ソ・ユミン:確かに、韓国では女性監督がたくさん登場してきて、いい作品がたくさん作られています。事実、映画界の認識は変わってきたと思います。ただ、20年前は女性監督の存在が本当に珍しかったので、当時は目に見えない「ガラスの天井」のようなものが存在していたと言えます。私自身、実は90年代から短編映画を作り始めていて、『君だけが知らない』のずっと前から長編監督デビューの準備をしていたんです。でも、かつての映画界では女性というだけで偏見を持たれていて、差別的な言葉や視線の的になったりした経験もたくさんあります。たとえば私の名前はソ・ユミンというのですが、これは韓国では中性的な名前で、それだけ聞くと女性か男性かわからないんです。それで、確か10年ほど前に一緒に出資者を探していたプロデューサーから、「企画を提出するときは自分から性別を伝えないほうがいい」と言われたんです。半ば笑い話として、でも半ば本気の言葉でした。映画監督というのは現場で何十人ものスタッフを抱えて、その先頭に立たなければならない存在なので、その立場を女性が担うことに不安を覚える人が多かったんです。韓国では10年前でもそんな状況でしたが、徐々にインディーズの分野から女性監督が登場してきて、商業映画にも少しずつ進出してきました。私自身、少し前まで映画界に存在した偏見がなくなってきたことを肌で感じています。

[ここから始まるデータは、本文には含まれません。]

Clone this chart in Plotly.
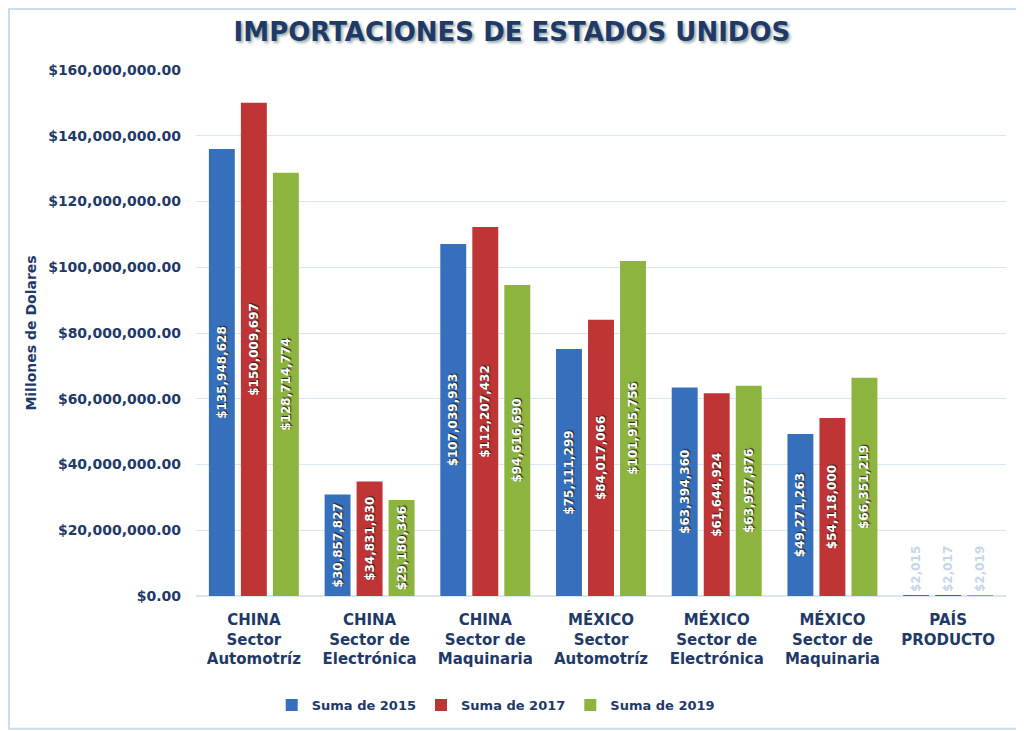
import plotly.graph_objects as go

categorias = [
    "CHINA<br>Sector<br>Automotríz",
    "CHINA<br>Sector de<br>Electrónica",
    "CHINA<br>Sector de<br>Maquinaria",
    "MÉXICO<br>Sector<br>Automotríz",
    "MÉXICO<br>Sector de<br>Electrónica",
    "MÉXICO<br>Sector de<br>Maquinaria",
    "PAÍS<br>PRODUCTO",
]

suma_2015 = [135948628, 30857827, 107039933, 75111299, 63394360, 49271263, 2015]
suma_2017 = [150009697, 34831830, 112207432, 84017066, 61644924, 54118000, 2017]
suma_2019 = [128714774, 29180346, 94616690, 101915756, 63957876, 66351219, 2019]

series = [
    ("Suma de 2015", suma_2015, "#3670BC"),
    ("Suma de 2017", suma_2017, "#BF3535"),
    ("Suma de 2019", suma_2019, "#8DB43F"),
]

navy = "#1F3A68"
fuente = "DejaVu Sans"

fig = go.Figure()
for nombre, valores, color in series:
    posiciones = ["inside"] * (len(valores) - 1) + ["outside"]
    fig.add_trace(go.Bar(
        x=categorias, y=valores, name=nombre,
        marker=dict(color=color, line=dict(width=0)),
        texttemplate="$%{y:,.0f}",
        textposition=posiciones,
        insidetextanchor="middle",
        textangle=-90,
        constraintext="none",
        insidetextfont=dict(family=fuente, size=12, color="white", weight="bold",
                            shadow="1px 1px 1px #222"),
        outsidetextfont=dict(family=fuente, size=12, color="#C9D5E8", weight="bold"),
        cliponaxis=False,
    ))

# la página pone 8px de margen, así que se compensa aquí
fig.update_layout(
    width=1016, height=723,
    paper_bgcolor="white", plot_bgcolor="white",
    margin=dict(l=188, r=18, t=62, b=134),
    barmode="group", bargap=0.17, bargroupgap=0.19,
    title=dict(text="<b>IMPORTACIONES DE ESTADOS UNIDOS</b>",
               x=0.496, xanchor="center", y=1 - 24 / 723, yanchor="middle",
               font=dict(family=fuente, size=26, color=navy, shadow="2px 2px 3px #9aa")),
    legend=dict(orientation="h", x=0.37, xanchor="center", y=-0.205, yanchor="middle",
                font=dict(family=fuente, size=13, color=navy, weight="bold"),
                itemwidth=30, traceorder="normal"),
    font=dict(family=fuente, color=navy),
)

fig.update_yaxes(
    range=[0, 160000000], dtick=20000000, tickformat="$,.2f",
    gridcolor="#DCE6F2", gridwidth=1, zeroline=True, zerolinecolor="#DCE6F2",
    tickfont=dict(family=fuente, size=14, color=navy, weight="bold"),
    ticklabelstandoff=14,
    title=dict(text="Millones de Dolares", standoff=8,
               font=dict(family=fuente, size=14, color=navy, weight="bold")),
)
fig.update_xaxes(
    showgrid=False, showline=True, linecolor="#DCE6F2",
    tickfont=dict(family=fuente, size=15, color=navy, weight="bold"),
    ticklabelstandoff=10,
)

# marco del gráfico
fig.add_shape(type="rect", xref="paper", yref="paper",
              x0=-187 / 810, x1=1 + 17 / 810, y0=-133 / 527, y1=1 + 61 / 527,
              line=dict(color="#C9DCF0", width=2))

fig.write_html("out.html")
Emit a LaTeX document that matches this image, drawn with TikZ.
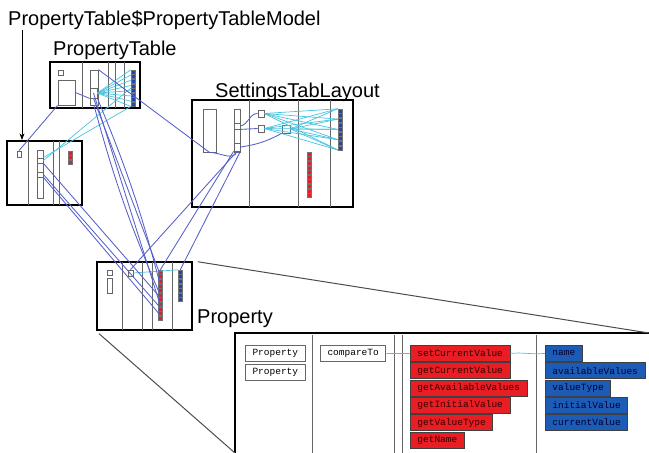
\documentclass[tikz,border=0pt]{standalone}
\usepackage{fontspec}
\setmainfont{Liberation Sans}
\newfontfamily\membfont{Liberation Mono}
\usepackage{tikz}
\usetikzlibrary{arrows.meta,positioning,calc,fit}

\definecolor{wireblue}{RGB}{85,95,200}
\definecolor{linkcyan}{RGB}{70,195,222}
\definecolor{methodred}{RGB}{232,30,36}
\definecolor{fieldblue}{RGB}{28,92,182}
\definecolor{dotred}{RGB}{222,32,40}
\definecolor{dotblue}{RGB}{32,72,172}

% column of tiny member squares: name, x, top, count, colour
\newcommand{\dotcolumn}[5]{%
  \foreach \k in {1,...,#4}
    \filldraw[#5, draw=black!55, line width=0.3pt] (#2,{#3+(\k-1)*4.6}) rectangle ++(4.5,4);
  \node[inner sep=0pt, fit={(#2,#3) ({#2+4.5},{#3+#4*4.6-0.6})}] (#1) {};
}

\begin{document}
\begin{tikzpicture}[x=1pt,y=-1pt,>=Stealth,
    classbox/.style={draw, line width=2pt, inner sep=0pt},
    classname/.style={anchor=base west, inner sep=0pt, font=\fontsize{20}{24}\selectfont},
    part/.style={draw=black!60, line width=0.8pt},
    glyph/.style={draw=black!60, fill=white, line width=0.8pt, inner sep=0pt},
    wire/.style={draw=wireblue, line width=0.85pt},
    link/.style={draw=linkcyan, line width=0.7pt},
    zoomline/.style={draw=black!70, line width=1pt},
    member/.style={draw=black!75, line width=0.8pt, inner xsep=7pt, inner ysep=0pt,
      minimum height=16pt, anchor=north west, font=\membfont\fontsize{9.5}{10}\selectfont},
    method/.style={member, fill=methodred, text=black!80!red},
    field/.style={member, fill=fieldblue, text=black!80!blue},
    ctor/.style={member, fill=white, draw=black!60, line width=1pt}]

    \useasboundingbox (0,0) rectangle (649,453);

    % class frames
    \node[classbox, minimum width=90pt, minimum height=46pt] (table) at (95,85) {};
    \node[classbox, minimum width=75pt, minimum height=64pt] (model) at (44.5,173) {};
    \node[classbox, minimum width=161pt, minimum height=107pt] (layout) at (272.5,153.5) {};
    \node[classbox, minimum width=95pt, minimum height=68pt] (prop) at (144.5,296) {};

    \foreach \x in {82,108,115,124} \draw[part] (\x,62) -- (\x,108);
    \foreach \x in {28,53,59} \draw[part] (\x,141) -- (\x,205);
    \foreach \x in {249,298,330} \draw[part] (\x,100) -- (\x,207);
    \foreach \x in {122,142,152,172} \draw[part] (\x,262) -- (\x,330);

    % class names
    \node[classname] (modelname) at (8,25) {PropertyTable\$PropertyTableModel};
    \node[classname] (tablename) at (53,55) {PropertyTable};
    \node[classname] (layoutname) at (215,97) {SettingsTabLayout};
    \node[classname] (propname) at (197,323) {Property};

    \coordinate (arrowtop) at (22,30);
    \draw[->, line width=0.8pt] (arrowtop) -- (arrowtop |- model.north);

    % members inside the small frames
    \node[glyph, fit={(58,70) (63,75)}] (tsmall) {};
    \node[glyph, fit={(58,80) (75,105)}] (tbig) {};
    \node[glyph, fit={(90,70) (98,105)}] (ttall) {};
    \node[glyph, fit={(90,88) (97,98)}] (tsq) {};
    \dotcolumn{tdots}{131}{70}{8}{dotblue}

    \node[glyph, fit={(17,151) (21,157)}] (msmall) {};
    \node[glyph, fit={(37,150) (43,198)}] (mtall) {};
    \node[glyph, fit={(37,158) (43,163)}] (msq1) {};
    \node[glyph, fit={(37,172) (43,177)}] (msq2) {};
    \dotcolumn{mdots}{68}{151}{3}{dotred}

    \node[glyph, fit={(203,109) (216,152)}] (lbig) {};
    \node[glyph, fit={(234,109) (240,152)}] (ltall) {};
    \node[glyph, fit={(234,123) (240,129)}] (ltop) {};
    \node[glyph, fit={(234,143) (240,151)}] (lbot) {};
    \node[glyph, fit={(258,110) (264,117)}] (lsq1) {};
    \node[glyph, fit={(258,125) (264,132)}] (lsq2) {};
    \node[glyph, fit={(282,125) (290,133)}] (lbox) {};
    \dotcolumn{ldots}{338}{109}{9}{dotblue}
    \dotcolumn{lreds}{307}{152}{10}{dotred}

    \node[glyph, fit={(107,270) (112,275)}] (psmall) {};
    \node[glyph, fit={(107,278) (112,293)}] (ptall) {};
    \node[glyph, fit={(128,270) (133,276)}] (psq) {};
    \dotcolumn{preds}{158}{270}{11}{dotred}
    \dotcolumn{pblues}{178}{270}{7}{dotblue}

    % cyan links
    \foreach \k in {0,...,7}
        \draw[link] (tsq.east) -- ($(tdots.north west)!\k/7!(tdots.south west)$);
    \draw[link] (msq1.north east) -- (tdots.south west);
    \draw[link] (msq1.east) -- ($(tdots.south west)!0.5!(tdots.north west)$);
    \foreach \s in {lsq1,lsq2,lbox}
        \foreach \k in {0,...,4}
            \draw[link] (\s.east) -- ($(ldots.north west)!\k/4!(ldots.south west)$);
    \draw[link] (psq.east) -- (pblues.north west);

    % blue wires
    \draw[wire] (msmall.north) -- (tbig.south west);
    \draw[wire] (tbig.east) -- (tsq.south west);
    \draw[wire] (ttall.north east) -- (lbig.south) to[out=0, in=-110] (lbot.south);
    \draw[wire] (tsq.south) -- ($(preds.north)!0.1!(preds.south)$);
    \draw[wire] (tsq.south east) to[bend left=4] ($(preds.north)!0.3!(preds.south)$);
    \draw[wire] (ttall.south) to[bend right=4] ($(preds.north)!0.5!(preds.south)$);
    \draw[wire] (tsq.center) -- ($(preds.north)!0.7!(preds.south)$);
    \draw[wire] (msq1.south east) -- ($(preds.north)!0.55!(preds.south)$);
    \draw[wire] (msq2.east) -- ($(preds.north)!0.75!(preds.south)$);
    \draw[wire] (msq2.south east) -- ($(preds.north)!0.9!(preds.south)$);
    \draw[wire] (lbot.south) -- (psq.north);
    \draw[wire] (lbot.south west) -- (preds.north);
    \draw[wire] (lbot.south east) -- (pblues.north);
    \draw[wire] (ltop.east) to[out=10, in=180] (lsq1.west);
    \draw[wire] (ltop.south east) -- (lsq2.west);
    \draw[wire] (lbot.east) to[bend right=10] (lbox.south west);

    % zoomed detail of Property
    \coordinate (detailnw) at (235,333);
    \coordinate (detailne) at (649,333);
    \coordinate (detailsw) at (235,453);
    \draw[line width=2.5pt] (detailne) -- (detailnw) -- (detailsw);
    \draw[zoomline, shorten <=5pt] (prop.north east) -- (detailne);
    \draw[zoomline, shorten <=4pt] (prop.south west) -- (detailsw);
    \foreach \x in {312,394,402,536} \draw[part, line width=1pt] (\x,335) -- (\x,453);

    \node[ctor] (ctorA) at (245,345) {Property};
    \node[ctor, below=1.5pt of ctorA.south west, anchor=north west] (ctorB) {Property};
    \node[ctor] (compare) at (320,345) {compareTo};

    \node[method] (setcur) at (410,345) {setCurrentValue};
    \node[method, below=0.5pt of setcur.south west, anchor=north west] (getcur) {getCurrentValue};
    \node[method, below=0.5pt of getcur.south west, anchor=north west] (getavail) {getAvailableValues};
    \node[method, below=0.5pt of getavail.south west, anchor=north west] (getinit) {getInitialValue};
    \node[method, below=0.5pt of getinit.south west, anchor=north west] (gettype) {getValueType};
    \node[method, below=0.5pt of gettype.south west, anchor=north west] (getname) {getName};

    \node[field] (fname) at (545,345) {name};
    \node[field, below=0.5pt of fname.south west, anchor=north west] (favail) {availableValues};
    \node[field, below=0.5pt of favail.south west, anchor=north west] (ftype) {valueType};
    \node[field, below=0.5pt of ftype.south west, anchor=north west] (finit) {initialValue};
    \node[field, below=0.5pt of finit.south west, anchor=north west] (fcur) {currentValue};

    \draw[link] (compare.east) -- (setcur.west);
    \draw[link] (setcur.east) to[out=5, in=185] (fname.west);
\end{tikzpicture}
\end{document}
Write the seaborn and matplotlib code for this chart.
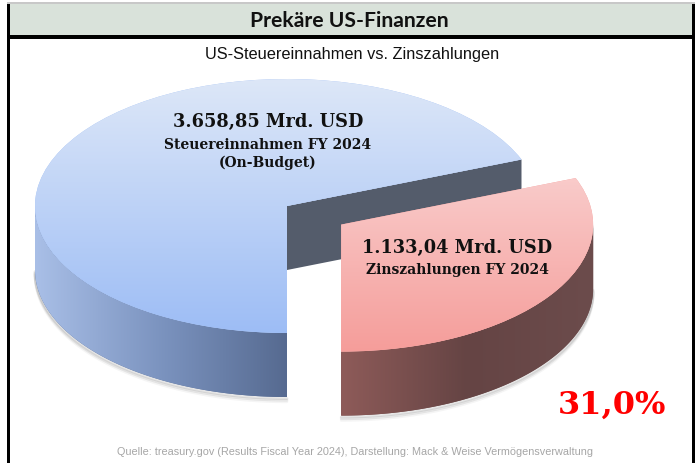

朝倉:日本でも、インディーズの現場から女性監督の数が徐々に増えてきていますが、ビッグバジェットのメジャー作品を任される女性監督の数はまだ限られています。その点では、同じような変遷をたどりつつ、韓国映画界のほうが少し先を行っている気がしました。韓国でも日本でも、メジャー作品に女性がどんどん進出していくといいですね。

現場でのソン・ユミン監督

ソ・ユミン:私も本当にそう思います。今のこの流れに乗って、これからも女性監督がさらに増えて、いい作品をどんどん作ってくれることに期待しています。日本映画界は女性監督に対してまだ少し保守的なところがあるという噂を聞きましたが、そのなかで朝倉監督が活発に作品を発表し続けていると聞いて、本当に嬉しく思いました。

朝倉:いえいえ、そんな(笑)。ちなみに、ソ・ユミン監督は国内のほかの女性監督との交流はあったりしますか?

ソ・ユミン:頻繁に会っているわけではありませんが、映画祭などで知り合って、現在まで交流を続けている女性監督もいます。私は映画学校出身で、そこで知り合った先輩や後輩とも親しくさせてもらっているので、世代を問わず国内の女性監督たちとは交流があるほうだと思います。後輩のなかには『はちどり』(2018年)のキム・ボラ監督もいます。

朝倉:『はちどり』最高でした!

ソ・ユミン:そうですよね! 日本の皆さんにもすごく気に入ってもらえた作品だと聞いて、とても嬉しかったです。